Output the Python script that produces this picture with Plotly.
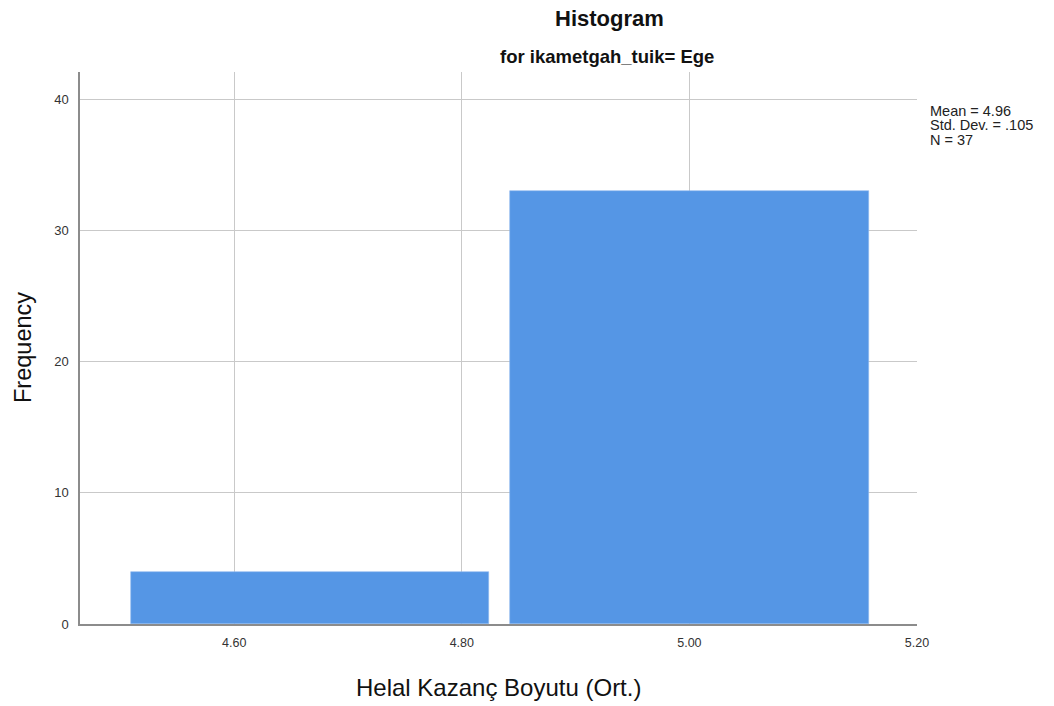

= = = = = = =

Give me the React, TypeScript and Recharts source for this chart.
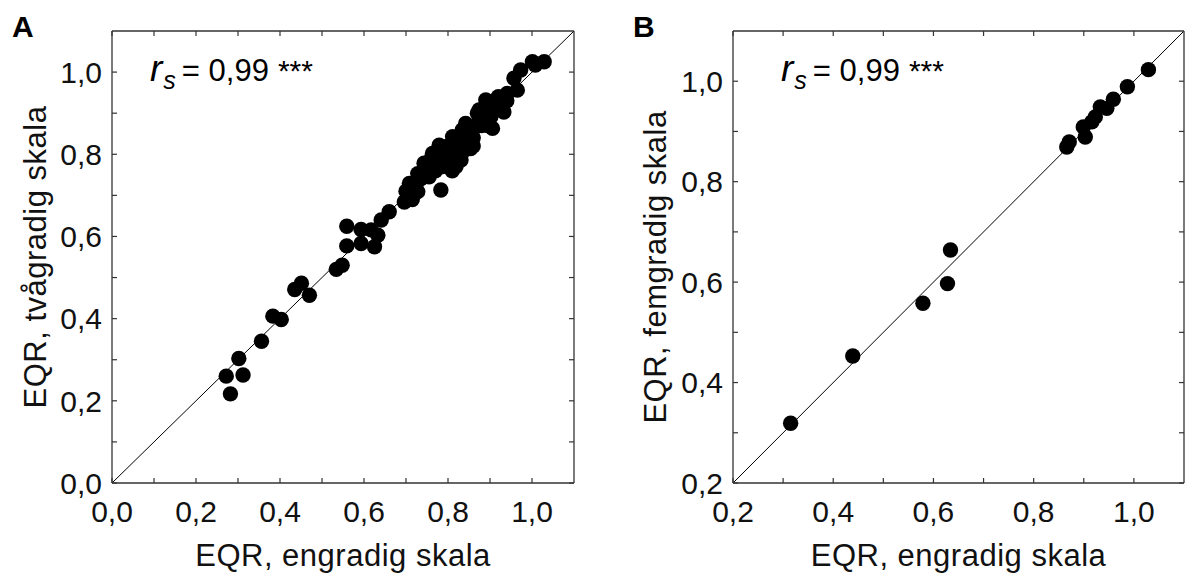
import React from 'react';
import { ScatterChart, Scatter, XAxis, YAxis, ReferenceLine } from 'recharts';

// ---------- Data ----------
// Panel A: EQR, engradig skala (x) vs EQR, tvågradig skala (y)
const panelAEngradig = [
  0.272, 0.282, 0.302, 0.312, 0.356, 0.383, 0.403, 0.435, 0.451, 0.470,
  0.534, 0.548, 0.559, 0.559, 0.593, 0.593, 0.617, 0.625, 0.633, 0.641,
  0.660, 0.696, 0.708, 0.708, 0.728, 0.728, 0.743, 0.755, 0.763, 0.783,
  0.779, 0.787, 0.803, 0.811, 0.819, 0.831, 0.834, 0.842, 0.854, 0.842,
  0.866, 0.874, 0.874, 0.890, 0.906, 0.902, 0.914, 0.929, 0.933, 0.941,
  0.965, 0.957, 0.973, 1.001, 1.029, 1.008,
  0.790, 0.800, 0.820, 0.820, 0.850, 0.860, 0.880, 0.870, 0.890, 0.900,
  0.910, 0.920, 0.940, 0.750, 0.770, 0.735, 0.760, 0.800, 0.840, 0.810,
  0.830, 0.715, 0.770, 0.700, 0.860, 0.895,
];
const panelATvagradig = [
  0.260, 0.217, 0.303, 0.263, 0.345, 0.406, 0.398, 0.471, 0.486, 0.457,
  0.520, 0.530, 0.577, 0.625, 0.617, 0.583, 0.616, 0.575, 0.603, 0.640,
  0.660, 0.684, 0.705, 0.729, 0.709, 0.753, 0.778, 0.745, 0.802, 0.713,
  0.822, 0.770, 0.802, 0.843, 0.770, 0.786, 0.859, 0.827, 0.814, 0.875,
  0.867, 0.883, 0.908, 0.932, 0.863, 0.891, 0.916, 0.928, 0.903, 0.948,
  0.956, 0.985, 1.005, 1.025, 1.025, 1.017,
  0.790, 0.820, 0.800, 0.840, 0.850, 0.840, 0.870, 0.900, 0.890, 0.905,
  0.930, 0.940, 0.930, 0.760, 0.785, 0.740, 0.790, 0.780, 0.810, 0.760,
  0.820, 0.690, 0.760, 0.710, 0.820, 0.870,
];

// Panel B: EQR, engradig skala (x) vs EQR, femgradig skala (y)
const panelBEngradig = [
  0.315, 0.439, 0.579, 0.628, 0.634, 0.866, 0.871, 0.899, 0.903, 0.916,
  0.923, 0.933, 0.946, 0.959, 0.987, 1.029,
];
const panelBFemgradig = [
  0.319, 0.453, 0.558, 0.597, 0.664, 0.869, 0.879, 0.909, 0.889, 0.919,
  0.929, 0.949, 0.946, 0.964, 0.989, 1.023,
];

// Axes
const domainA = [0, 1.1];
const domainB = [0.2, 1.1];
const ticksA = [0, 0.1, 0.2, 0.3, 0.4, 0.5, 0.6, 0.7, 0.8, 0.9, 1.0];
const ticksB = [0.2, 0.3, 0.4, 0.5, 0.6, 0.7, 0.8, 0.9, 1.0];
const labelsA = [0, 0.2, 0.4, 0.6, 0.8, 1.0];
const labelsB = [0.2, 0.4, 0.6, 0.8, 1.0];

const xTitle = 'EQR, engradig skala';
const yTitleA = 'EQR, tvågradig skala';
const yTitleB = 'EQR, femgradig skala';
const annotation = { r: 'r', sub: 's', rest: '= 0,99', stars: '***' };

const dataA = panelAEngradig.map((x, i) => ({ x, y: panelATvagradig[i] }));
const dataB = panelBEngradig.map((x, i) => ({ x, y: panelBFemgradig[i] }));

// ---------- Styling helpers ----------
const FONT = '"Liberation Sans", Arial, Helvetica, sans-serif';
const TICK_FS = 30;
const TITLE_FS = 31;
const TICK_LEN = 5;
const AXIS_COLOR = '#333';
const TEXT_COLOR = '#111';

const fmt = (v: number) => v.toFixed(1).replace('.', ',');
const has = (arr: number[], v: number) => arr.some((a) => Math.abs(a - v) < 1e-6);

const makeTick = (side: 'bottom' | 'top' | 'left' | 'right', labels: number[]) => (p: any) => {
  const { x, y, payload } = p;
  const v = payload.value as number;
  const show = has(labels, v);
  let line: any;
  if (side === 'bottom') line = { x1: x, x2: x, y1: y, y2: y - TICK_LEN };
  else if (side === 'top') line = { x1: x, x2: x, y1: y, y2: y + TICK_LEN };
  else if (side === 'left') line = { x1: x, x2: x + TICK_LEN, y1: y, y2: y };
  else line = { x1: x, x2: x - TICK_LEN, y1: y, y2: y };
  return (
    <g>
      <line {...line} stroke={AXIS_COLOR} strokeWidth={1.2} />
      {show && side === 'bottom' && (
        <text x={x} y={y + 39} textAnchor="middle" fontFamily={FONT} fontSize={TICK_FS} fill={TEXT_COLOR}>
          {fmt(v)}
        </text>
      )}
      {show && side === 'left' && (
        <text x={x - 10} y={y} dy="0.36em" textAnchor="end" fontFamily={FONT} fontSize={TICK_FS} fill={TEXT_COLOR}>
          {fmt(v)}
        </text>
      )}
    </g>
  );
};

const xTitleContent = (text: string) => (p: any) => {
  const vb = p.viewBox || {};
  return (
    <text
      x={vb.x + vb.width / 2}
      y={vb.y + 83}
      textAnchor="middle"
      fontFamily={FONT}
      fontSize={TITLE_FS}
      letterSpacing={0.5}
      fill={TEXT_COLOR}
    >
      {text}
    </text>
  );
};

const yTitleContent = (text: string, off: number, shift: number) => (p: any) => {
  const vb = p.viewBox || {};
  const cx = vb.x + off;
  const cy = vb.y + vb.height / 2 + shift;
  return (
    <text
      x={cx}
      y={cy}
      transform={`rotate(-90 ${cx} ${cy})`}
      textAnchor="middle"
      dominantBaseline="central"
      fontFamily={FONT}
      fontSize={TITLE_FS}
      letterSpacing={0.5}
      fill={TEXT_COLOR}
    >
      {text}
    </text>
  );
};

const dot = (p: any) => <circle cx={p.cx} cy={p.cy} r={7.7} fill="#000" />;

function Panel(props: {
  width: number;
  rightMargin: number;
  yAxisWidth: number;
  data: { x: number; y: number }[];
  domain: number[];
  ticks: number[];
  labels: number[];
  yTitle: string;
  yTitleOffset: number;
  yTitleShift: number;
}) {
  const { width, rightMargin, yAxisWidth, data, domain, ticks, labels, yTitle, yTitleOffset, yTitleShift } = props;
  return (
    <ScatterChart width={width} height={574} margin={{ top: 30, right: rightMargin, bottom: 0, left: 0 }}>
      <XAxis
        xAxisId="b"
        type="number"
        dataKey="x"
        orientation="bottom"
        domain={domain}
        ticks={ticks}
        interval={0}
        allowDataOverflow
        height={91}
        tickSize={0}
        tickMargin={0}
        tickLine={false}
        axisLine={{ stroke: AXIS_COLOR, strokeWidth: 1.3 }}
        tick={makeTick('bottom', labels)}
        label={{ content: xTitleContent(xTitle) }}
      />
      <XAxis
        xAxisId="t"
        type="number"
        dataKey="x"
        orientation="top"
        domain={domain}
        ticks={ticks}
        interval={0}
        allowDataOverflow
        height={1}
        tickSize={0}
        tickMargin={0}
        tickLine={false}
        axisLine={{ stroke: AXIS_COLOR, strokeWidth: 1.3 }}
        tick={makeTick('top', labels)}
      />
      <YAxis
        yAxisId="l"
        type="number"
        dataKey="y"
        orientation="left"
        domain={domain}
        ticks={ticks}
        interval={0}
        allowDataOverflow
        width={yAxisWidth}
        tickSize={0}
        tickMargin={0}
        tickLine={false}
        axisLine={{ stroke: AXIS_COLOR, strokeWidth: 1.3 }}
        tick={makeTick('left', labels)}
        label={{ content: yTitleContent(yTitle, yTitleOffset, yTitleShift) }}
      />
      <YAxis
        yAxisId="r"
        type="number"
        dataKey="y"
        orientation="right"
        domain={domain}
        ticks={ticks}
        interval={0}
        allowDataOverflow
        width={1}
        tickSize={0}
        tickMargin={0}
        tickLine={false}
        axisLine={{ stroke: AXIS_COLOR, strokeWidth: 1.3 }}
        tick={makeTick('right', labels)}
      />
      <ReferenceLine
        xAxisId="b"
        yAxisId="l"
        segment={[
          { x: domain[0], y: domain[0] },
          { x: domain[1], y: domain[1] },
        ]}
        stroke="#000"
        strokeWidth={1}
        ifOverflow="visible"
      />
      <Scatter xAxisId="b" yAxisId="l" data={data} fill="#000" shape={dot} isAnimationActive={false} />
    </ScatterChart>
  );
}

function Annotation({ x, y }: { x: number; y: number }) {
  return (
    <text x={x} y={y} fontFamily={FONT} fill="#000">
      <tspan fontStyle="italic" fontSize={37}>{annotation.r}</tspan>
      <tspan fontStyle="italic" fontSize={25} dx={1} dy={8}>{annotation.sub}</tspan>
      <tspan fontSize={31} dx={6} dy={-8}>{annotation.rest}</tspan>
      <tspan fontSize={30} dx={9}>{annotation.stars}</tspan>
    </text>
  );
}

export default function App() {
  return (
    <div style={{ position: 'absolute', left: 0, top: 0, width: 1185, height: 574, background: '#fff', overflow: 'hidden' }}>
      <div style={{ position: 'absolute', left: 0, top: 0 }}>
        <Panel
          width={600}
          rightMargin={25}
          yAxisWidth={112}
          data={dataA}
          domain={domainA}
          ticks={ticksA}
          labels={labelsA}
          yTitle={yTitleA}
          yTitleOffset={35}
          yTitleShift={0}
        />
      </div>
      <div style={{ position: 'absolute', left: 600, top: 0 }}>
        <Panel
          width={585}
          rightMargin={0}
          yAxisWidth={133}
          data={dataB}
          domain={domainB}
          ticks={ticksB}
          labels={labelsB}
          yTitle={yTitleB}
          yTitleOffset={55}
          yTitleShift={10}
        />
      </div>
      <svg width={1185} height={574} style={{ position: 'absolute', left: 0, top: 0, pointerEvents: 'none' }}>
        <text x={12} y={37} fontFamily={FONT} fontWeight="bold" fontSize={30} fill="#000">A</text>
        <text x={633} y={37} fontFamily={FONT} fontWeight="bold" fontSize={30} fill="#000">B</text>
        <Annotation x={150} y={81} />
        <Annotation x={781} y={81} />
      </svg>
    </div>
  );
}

= = = = = = =

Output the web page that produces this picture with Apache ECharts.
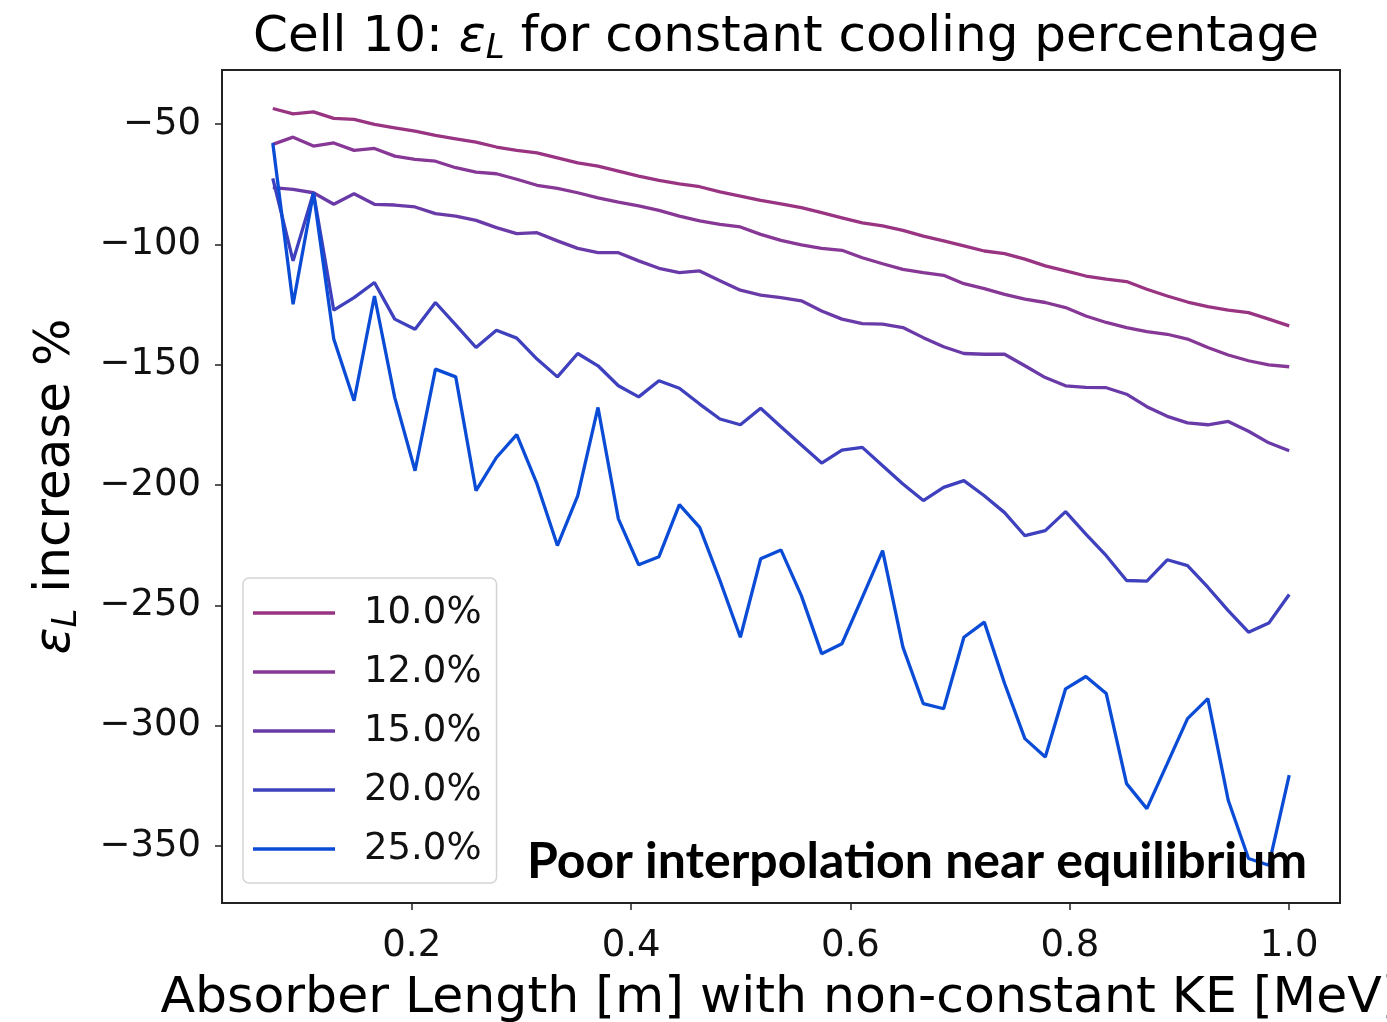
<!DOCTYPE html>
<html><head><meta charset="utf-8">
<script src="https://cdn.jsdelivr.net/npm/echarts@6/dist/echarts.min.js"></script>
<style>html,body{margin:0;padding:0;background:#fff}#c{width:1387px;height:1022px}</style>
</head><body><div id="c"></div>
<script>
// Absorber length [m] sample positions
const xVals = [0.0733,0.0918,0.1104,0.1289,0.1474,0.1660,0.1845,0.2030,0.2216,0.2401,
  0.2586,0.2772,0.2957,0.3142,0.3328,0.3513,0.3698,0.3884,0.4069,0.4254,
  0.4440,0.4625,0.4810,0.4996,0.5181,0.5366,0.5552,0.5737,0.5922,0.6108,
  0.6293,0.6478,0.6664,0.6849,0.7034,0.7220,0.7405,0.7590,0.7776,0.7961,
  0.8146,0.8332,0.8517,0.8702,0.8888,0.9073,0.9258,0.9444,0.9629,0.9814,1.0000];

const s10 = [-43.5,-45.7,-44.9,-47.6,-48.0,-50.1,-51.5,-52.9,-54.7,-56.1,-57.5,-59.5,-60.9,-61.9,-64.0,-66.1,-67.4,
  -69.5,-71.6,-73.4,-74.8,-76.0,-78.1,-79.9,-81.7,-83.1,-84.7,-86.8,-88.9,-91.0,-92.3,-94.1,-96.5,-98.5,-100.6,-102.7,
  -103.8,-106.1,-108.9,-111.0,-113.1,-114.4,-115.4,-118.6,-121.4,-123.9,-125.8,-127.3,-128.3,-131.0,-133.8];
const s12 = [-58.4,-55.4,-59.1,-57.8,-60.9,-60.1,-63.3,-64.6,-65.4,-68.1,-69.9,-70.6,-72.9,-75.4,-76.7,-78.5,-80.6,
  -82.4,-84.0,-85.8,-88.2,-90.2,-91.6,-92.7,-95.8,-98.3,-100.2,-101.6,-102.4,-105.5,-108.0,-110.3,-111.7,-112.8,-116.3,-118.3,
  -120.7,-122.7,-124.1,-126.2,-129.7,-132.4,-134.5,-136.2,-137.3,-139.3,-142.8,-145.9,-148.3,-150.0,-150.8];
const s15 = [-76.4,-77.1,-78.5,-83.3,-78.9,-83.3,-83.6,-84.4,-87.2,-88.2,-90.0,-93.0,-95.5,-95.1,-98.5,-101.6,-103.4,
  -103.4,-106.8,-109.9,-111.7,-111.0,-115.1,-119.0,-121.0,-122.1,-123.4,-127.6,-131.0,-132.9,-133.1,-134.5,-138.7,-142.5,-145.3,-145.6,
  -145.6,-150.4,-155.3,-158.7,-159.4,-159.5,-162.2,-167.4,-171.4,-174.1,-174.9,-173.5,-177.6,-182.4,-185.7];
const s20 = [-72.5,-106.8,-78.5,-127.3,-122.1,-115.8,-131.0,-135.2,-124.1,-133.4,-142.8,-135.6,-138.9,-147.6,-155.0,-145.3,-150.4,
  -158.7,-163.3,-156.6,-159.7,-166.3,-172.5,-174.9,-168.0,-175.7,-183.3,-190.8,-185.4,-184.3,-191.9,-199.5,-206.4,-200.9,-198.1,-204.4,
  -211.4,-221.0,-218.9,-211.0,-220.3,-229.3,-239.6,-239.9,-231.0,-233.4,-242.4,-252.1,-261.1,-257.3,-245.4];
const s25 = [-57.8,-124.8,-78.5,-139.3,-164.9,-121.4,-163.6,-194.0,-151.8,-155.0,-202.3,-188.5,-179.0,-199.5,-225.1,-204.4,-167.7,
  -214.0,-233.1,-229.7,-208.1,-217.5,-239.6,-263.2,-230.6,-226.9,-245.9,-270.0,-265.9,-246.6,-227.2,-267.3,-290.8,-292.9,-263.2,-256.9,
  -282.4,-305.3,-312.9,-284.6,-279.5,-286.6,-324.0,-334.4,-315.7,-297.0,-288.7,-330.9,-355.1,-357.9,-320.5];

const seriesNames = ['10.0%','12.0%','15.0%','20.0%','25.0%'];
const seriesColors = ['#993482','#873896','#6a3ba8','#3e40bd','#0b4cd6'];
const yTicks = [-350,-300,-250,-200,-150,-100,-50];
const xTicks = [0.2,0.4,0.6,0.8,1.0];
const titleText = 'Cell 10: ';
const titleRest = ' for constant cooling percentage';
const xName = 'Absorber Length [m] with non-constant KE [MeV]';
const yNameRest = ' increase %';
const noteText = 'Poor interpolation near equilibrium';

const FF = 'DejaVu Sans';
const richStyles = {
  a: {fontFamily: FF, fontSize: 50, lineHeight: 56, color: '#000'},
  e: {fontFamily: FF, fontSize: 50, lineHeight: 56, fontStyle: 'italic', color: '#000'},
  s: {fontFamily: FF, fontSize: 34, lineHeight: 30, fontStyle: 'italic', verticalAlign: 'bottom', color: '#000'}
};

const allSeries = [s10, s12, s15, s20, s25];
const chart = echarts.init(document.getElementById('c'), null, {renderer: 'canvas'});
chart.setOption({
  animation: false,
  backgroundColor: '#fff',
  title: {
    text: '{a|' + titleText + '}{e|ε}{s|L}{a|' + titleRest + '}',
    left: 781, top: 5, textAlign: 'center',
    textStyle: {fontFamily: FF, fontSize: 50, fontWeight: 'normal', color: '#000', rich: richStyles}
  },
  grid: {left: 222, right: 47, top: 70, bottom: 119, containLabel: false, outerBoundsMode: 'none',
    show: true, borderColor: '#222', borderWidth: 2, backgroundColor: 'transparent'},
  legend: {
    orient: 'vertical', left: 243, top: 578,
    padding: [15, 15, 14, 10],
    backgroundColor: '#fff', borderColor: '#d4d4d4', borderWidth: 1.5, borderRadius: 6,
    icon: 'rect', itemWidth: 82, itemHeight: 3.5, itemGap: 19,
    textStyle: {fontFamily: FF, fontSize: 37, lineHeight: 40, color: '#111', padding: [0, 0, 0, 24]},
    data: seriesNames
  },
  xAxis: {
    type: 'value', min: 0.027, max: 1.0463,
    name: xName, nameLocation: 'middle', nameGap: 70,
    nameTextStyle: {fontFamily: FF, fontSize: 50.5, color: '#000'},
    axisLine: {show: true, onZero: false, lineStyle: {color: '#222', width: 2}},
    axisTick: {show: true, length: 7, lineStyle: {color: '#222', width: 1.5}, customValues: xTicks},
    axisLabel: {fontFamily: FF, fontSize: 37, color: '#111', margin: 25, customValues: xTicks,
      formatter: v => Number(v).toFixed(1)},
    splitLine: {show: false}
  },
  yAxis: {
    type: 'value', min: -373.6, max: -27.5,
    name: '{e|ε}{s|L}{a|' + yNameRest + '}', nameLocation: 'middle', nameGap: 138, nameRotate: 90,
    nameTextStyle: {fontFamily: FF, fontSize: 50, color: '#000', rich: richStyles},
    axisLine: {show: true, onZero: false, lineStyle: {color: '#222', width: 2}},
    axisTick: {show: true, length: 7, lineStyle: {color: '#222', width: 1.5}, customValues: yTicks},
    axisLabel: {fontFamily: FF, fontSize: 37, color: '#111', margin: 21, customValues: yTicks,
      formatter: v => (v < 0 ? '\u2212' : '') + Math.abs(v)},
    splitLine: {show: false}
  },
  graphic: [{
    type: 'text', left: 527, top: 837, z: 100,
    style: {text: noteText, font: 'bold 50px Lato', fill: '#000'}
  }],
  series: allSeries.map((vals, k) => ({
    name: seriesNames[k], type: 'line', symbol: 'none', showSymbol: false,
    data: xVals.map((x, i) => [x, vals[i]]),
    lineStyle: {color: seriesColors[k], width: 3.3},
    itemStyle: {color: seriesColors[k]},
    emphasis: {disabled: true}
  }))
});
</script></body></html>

= = = = = = =

Directions for this task - In the listing above, find the line with "Give me the" and the line with "XAxis, YAxis, ReferenceLine". Copy exactly those lines and all between them, minus the images.

Complete answer -
Give me the React, TypeScript and Recharts source for this chart.
import React from 'react';
import { ScatterChart, Scatter, XAxis, YAxis, ReferenceLine } from 'recharts';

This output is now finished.